Obama on the Record: ‘Pay As You Go’

THE PRESIDENT: Thank you. Thank you all for joining us here in the White House. Before I begin, I want to comment briefly on the announcement by the Treasury Department with regard to the financial stability plan.

As you know, through this plan and its predecessor, taxpayer dollars were used to stabilize the financial system at a time of extraordinary stress. And these funds were also meant to be an investment — and they were meant to be temporary. And that’s why this morning’s announcement is important.

Several financial institutions are set to pay back $68 billion to taxpayers. And while we know that we will not escape the worst financial crisis in decades without some losses to taxpayers, it’s worth noting that in the first round of repayments from these companies the government has actually turned a profit.

This is not a sign that our troubles are over — far from it. The financial crisis this administration inherited is still creating painful challenges for businesses and families alike. And I think everybody sees it in their own individual districts. But it is a positive sign. We’re seeing an initial return on a few of these investments. We’re restoring funds to the Treasury where they’ll be available to safeguard against continuing risks to financial stability. And as this money is returned, we’ll see our national debt lessened by $68 billion — billions of dollars that this generation will not have to borrow and future generations will not have to repay.

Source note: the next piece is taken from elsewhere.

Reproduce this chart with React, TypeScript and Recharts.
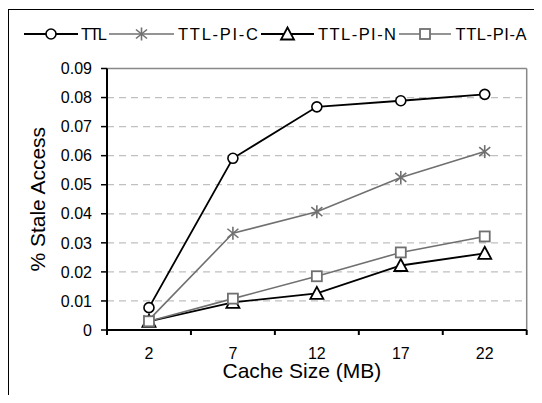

I’ve said repeatedly that I have no interest in managing the banking system — or, for that matter, running auto companies or other private institutions. So today’s announcement is welcome news to me. But I also want to say the return of these funds does not provide forgiveness for past excesses or permission for future misdeeds. It’s critical that as our country emerges from this period of crisis, that we learn its lessons; that those who seek reward do not take reckless risk; that short-term gains are not pursued without regard for long-term consequences.

At the same time, as we seek greater responsibility from those in the private sector, it’s my view — and the view of those who are standing behind me today, as well as those in the audience — that greater responsibility is required on the part of those who serve the public as well.

As a nation, we have several imperatives at this difficult moment in our history. We’re confronting the worst recession this country has faced in generations, and this has required extraordinary investments in the short term. Another imperative is addressing long-deferred priorities — health care, energy, education — which threaten the American economy and the well-being of American families. And we’ve begun to tackle these problems as well.